┌────────

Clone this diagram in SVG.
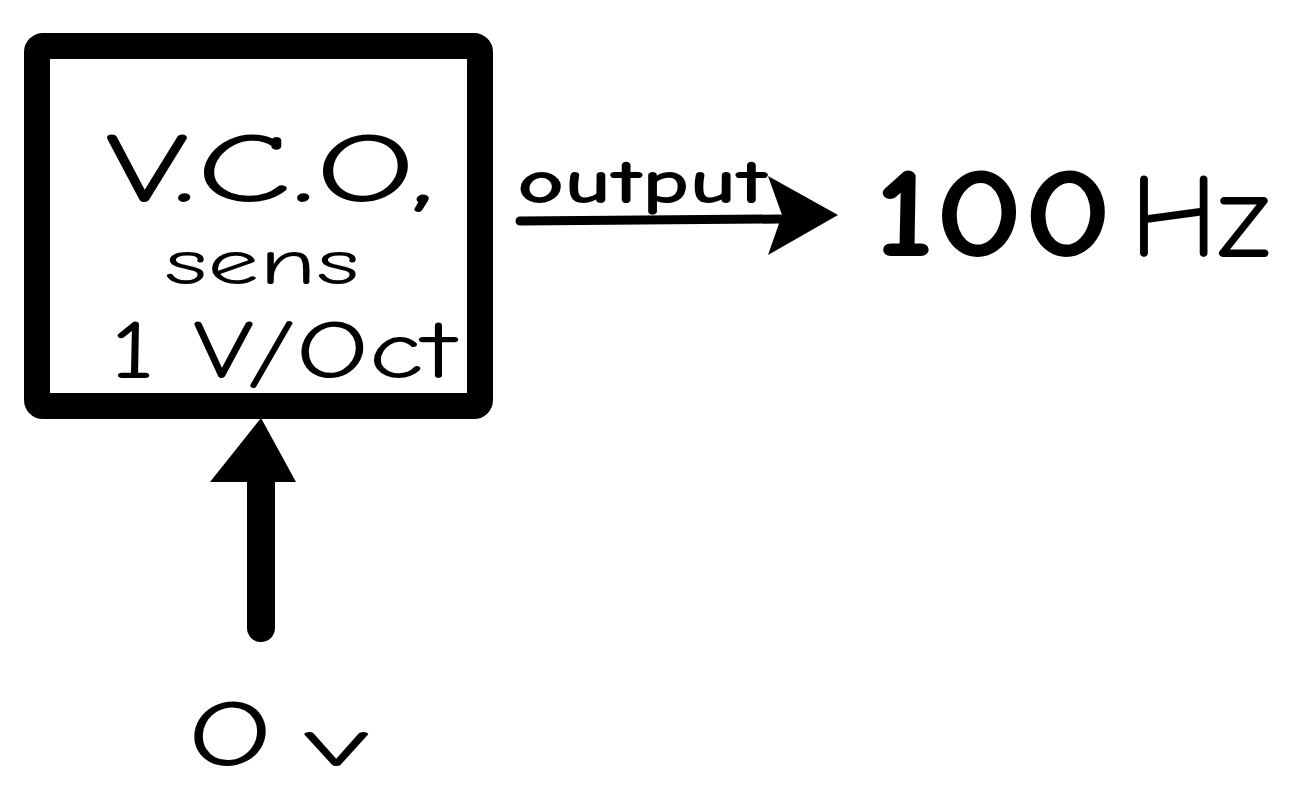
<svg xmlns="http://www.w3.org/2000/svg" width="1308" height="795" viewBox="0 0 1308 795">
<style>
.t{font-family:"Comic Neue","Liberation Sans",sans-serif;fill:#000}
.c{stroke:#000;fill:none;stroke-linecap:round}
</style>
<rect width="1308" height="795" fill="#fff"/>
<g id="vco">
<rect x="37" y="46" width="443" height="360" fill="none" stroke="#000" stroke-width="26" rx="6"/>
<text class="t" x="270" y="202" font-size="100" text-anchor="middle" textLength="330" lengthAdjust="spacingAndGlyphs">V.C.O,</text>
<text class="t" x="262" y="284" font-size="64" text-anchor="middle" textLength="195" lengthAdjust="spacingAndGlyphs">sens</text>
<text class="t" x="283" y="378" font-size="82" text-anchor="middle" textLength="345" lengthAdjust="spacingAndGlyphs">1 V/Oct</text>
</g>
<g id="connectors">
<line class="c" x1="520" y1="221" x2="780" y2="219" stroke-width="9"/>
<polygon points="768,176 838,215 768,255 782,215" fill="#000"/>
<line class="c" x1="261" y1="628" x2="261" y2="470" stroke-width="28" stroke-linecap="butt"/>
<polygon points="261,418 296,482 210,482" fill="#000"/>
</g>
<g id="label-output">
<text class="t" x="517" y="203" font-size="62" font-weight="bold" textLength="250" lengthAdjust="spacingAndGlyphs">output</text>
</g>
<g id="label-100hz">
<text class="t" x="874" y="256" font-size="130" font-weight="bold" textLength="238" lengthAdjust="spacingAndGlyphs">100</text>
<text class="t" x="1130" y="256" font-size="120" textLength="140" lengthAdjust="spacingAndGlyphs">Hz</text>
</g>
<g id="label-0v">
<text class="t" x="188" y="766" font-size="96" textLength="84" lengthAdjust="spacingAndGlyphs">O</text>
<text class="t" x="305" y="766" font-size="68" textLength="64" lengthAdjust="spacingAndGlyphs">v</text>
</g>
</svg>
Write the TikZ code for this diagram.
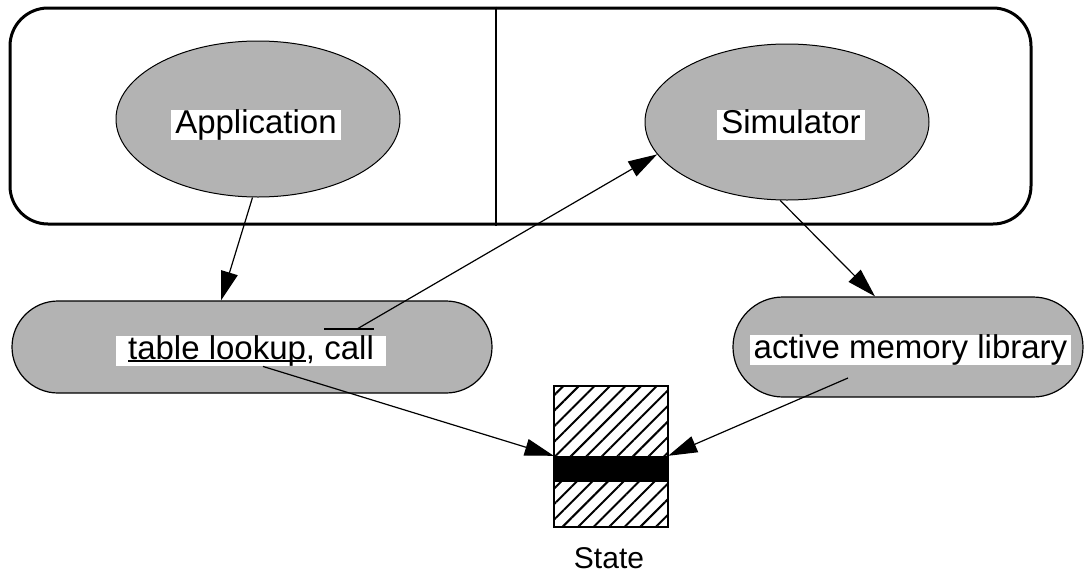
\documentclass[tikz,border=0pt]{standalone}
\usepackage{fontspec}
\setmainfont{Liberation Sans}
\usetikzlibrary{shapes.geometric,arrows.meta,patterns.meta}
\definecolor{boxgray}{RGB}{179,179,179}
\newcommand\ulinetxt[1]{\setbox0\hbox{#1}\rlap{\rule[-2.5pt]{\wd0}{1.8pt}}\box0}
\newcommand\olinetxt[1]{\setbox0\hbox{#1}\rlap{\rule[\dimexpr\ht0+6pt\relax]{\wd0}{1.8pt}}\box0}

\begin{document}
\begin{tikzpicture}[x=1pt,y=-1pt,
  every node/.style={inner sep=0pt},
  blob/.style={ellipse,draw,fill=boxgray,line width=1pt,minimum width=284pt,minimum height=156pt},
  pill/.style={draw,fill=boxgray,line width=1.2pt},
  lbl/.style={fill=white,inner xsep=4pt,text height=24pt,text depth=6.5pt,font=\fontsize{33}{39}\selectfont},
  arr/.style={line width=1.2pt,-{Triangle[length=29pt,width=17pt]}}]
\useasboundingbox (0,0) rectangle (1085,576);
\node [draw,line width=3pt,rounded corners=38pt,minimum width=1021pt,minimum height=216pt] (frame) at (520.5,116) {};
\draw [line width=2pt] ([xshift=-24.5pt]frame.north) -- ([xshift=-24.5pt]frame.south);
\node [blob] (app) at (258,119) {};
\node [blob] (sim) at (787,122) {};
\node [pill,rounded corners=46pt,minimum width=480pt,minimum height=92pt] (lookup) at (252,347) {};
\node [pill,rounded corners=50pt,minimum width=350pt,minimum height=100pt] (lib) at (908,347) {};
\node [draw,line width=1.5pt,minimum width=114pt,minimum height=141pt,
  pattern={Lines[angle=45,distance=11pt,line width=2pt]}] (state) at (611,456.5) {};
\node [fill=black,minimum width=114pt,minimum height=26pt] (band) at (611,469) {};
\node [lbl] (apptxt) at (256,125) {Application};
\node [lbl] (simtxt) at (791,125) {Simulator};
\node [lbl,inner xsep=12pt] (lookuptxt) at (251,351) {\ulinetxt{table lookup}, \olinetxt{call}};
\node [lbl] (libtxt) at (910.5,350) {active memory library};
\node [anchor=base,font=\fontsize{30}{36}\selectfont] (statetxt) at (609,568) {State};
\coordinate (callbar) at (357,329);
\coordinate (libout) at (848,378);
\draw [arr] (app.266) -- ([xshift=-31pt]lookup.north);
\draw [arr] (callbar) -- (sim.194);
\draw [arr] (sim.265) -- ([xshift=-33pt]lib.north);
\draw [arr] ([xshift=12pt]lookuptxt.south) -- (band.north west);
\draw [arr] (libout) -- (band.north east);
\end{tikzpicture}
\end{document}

└────────

## Problem to work on
Copy each line above that contains the word "diagram".

## Completed exercise
Clone this diagram in SVG.
Write the TikZ code for this diagram.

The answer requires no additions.